Titanium and niobium improve moreover the formation of austenitic fine grain and cause a fine martensite structure. Accordingly, these elements have a positive effect on the mechanical properties. Moreover, niobium and titanium effect binding of carbon and cause thus an improvement of the corrosion properties.
When the austenite of the austenitic-martensitic steels transforms, induced by mechanical loading, into ε and/or α' martensite inside, a TRIP effect is observed. As a result thereof, the plastic deformation capability and the tensile strength are increased. By twinning, these property changes can be enhanced even more. A high hardening potential is then observed. In contrast to the metastable austenitic steels with TRIP effect, austenitic-martensitic steels with TRIP effect have a higher 0.2% technical elastic limit and higher tensile strengths.
The steels according to the invention differ from the known austenitic TRIP/TWIP steels in that the TRIP effect is induced not in an austenitic initial micro-structure but in an austenitic-martensitic micro-structure. The tensile strengths of more than 800 MPa are thus mainly the result of the already existing annealed martensite and of the transformation martensite. Elongation at break of more than 25% is caused primarily by the TRIP effect and thus the formation of transformation martensite. Precipitation hardening or aging is not required in order to obtain the indicated mechanical properties.

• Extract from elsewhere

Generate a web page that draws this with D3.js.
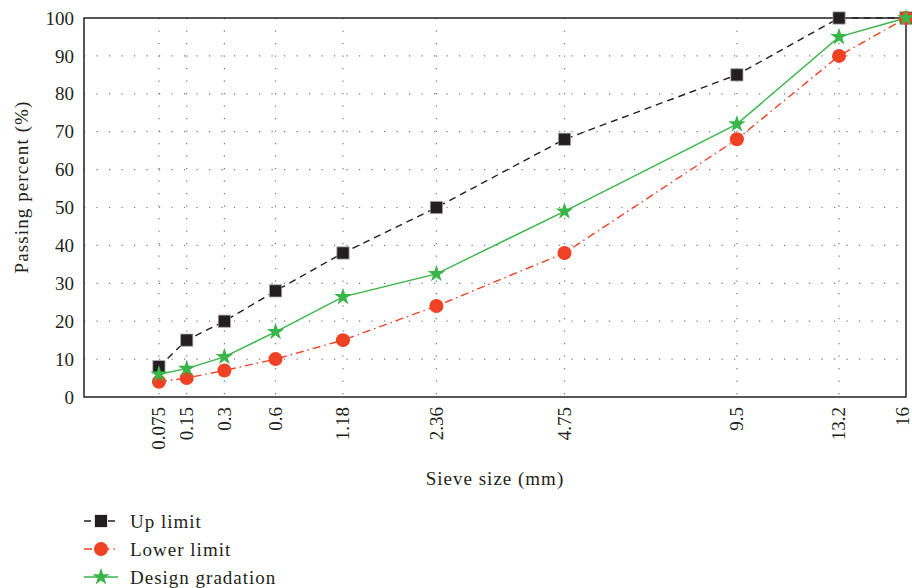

In order to minimize the known negative effects of aluminum, metallurgical measures with regard to oxygen uptake of the melt and thus of the dissolved oxygen content as well as with regard to precipitation of such inclusions are required. The dissolved oxygen content in the melt should therefore not surpass a value of 0.003% in the steel according to the invention.
Aluminum is special with regard to its alloying effect. As a ferrite-stabilizing element it has an effect on the chromium equivalent as expressed in the relationship 1 of claim 1. The effective factor of aluminum on the nickel equivalent in the relationship 2 indicated in claim 1 has been set to -0.2.